Mr. Jackson’s crushed scallop shell driveway also adds to his crops’ productivity — he’s discovered that the direction of the wind blows just so the calcium and nutrients from the pieces of shells deposit directly onto the garden.

Island Alpaca Farm took third place, and Mr. Riger was quite impressed with their use of cardboard. Due to the nature of the barn and need of alpacas, the farm does not use much bedding, namely straw or wood shavings, but the use of cardboard is an extra boost to the nutrient balance.

“Philippe [Morin] is constantly experimenting and constantly thinking,” Mr. Riger said of the farm manager. “In a sense it’s much more active but the materials are more limited, there’s not as full a spectrum as other [composts].”

Russell chicken cage poultry
Russell, owned by Cord Bailey, cleaned up in the junior poultry division. — Ivy Ashe

The cardboard retains the moisture, Mr. Riger said, and the earthworms just eat it up. The “billions of red wiggler worms” only add to the larger issue of how to deal with hundreds of pounds of alpaca manure the farm has to deal with daily.

“He’s consciously cultivating,” he added.

Mr. Riger awarded the Capece family of West Tisbury fourth place and noted their reclamation of the old sand pit off Edgartown-West Tisbury road into compost.

“You can’t call it compost really because it was piles of raw material, but it has the potential to be activated into real compost,” he said.
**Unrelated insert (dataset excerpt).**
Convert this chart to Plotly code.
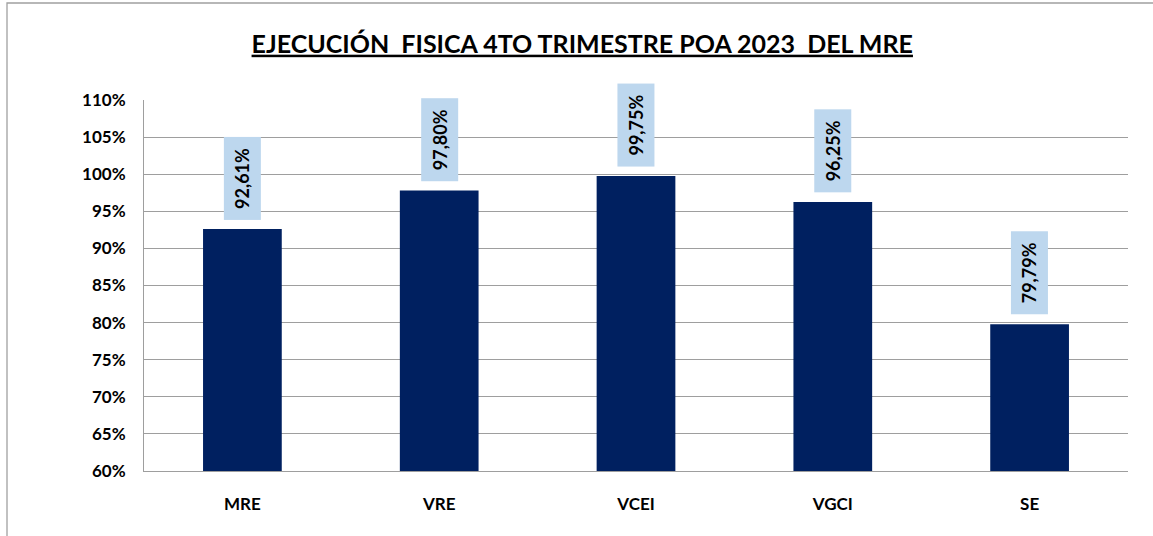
import plotly.graph_objects as go

categories = ["MRE", "VRE", "VCEI", "VGCI", "SE"]
values = [92.61, 97.80, 99.75, 96.25, 79.79]
tick_vals = [60, 65, 70, 75, 80, 85, 90, 95, 100, 105, 110]
tick_labels = [f"{t}%" for t in tick_vals]
title_text = "EJECUCIÓN&nbsp; FISICA 4TO TRIMESTRE POA 2023&nbsp; DEL MRE"

FONT = "Lato"

fig = go.Figure()
fig.add_trace(go.Bar(
    x=categories, y=values, base=0,
    marker=dict(color="#002060", line=dict(width=0)),
    width=0.40,
    hoverinfo="x+y",
))

for c, v in zip(categories, values):
    fig.add_annotation(
        x=c, y=v, xref="x", yref="y",
        text=f"{v:.2f}".replace(".", ",") + "%",
        textangle=-90,
        showarrow=False,
        yanchor="bottom", xanchor="center",
        yshift=9,
        bgcolor="#BDD7EE",
        width=80, height=34,
        font=dict(family=FONT, size=18, color="#000000", weight="bold"),
    )

# outer chart border
fig.add_shape(type="rect", xref="paper", yref="paper",
              x0=(7 - 144) / 984, x1=1.05, y0=-0.3, y1=(471 - 3) / 371,
              line=dict(color="#A0A0A0", width=1.3), layer="below")

fig.update_layout(
    width=1153, height=536,
    margin=dict(l=144, r=25, t=100, b=65),
    paper_bgcolor="white", plot_bgcolor="white",
    showlegend=False,
    bargap=0.6,
    title=dict(
        text=f"<u>{title_text}</u>",
        x=0.505, xanchor="center", y=0.918, yanchor="middle",
        font=dict(family=FONT, size=25, color="#000000", weight="bold"),
    ),
    font=dict(family=FONT, color="#000000"),
)
fig.update_yaxes(
    range=[60, 110], tickmode="array", tickvals=tick_vals, ticktext=tick_labels,
    showgrid=True, gridcolor="#9E9E9E", gridwidth=1,
    showline=True, linecolor="#9E9E9E", linewidth=1,
    zeroline=False, ticks="", ticklabelstandoff=14,
    tickfont=dict(family=FONT, size=17, color="#000000", weight="bold"),
)
fig.update_xaxes(
    showline=True, linecolor="#9E9E9E", linewidth=1,
    showgrid=False, ticks="", ticklabelstandoff=18,
    tickfont=dict(family=FONT, size=17, color="#000000", weight="bold"),
)

fig.write_html("out.html", config={"displayModeBar": False},
               post_script="document.body.style.margin='0';")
Mr. Riger said he is looking forward to working with the family to make their piles of raw material into a usable product.

When it came to best vegetable and fruit gardens, Mr. Riger was almost delerious with happiness. Tiasquin Orchards took home first place for commercial fruit farms. Mr. Riger described it as “a gem, like a handcrafted sculpture.”

Nancy Strecker and her grandsons, Devin and Brady Neale, work at their Lambert’s Cove Road home garden, about a 100-square-foot garden of raised beds. Mr. Riger said it was a “very nice garden, a really nice family effort,” and awarded them third place.

And then taking first place in both home vegetable garden and home fruit garden was Mr. Jackson again.

“I had to put some distance between them and Paul,” Mr. Riger explained about not awarding second place.

“He’s stratospheric blue,” he said when it came to Mr. Jackson’s plethora of ribbons.

Vegetable arrangements, alienlike cabbages and an entire table dedicated to his vegetables, garnered him blue ribbons from the fair judges and state officials.

“You see the quality of leaves and it’s not just the beautiful peppers and tomatoes on the vine,” Mr. Riger said. “His plants are so healthy you just go, Wow.

“There’s so much love behind it, which feeds the plants.”

Other special categories from the premium book included cheese, lace work, work boxes and flower arrangements in a pitcher and a “South Beach” arrangement in a shell. Katherine Long won first prize for her manchego cheese, mother and daughter duo Charlotte and Helen Hall won first and second prize respectively for their work boxes and Winifred Blacklow, Helen Hall, Lynne Silva and Heather Thurber, all won first place for their lace work because they were all so different.

Entry manager Eve Heyman said both the cheese and lace work category will make a return at next year’s fair. Until then, away go the display cases, the tables and the signposts back into the rafters of the agricultural hall for another year.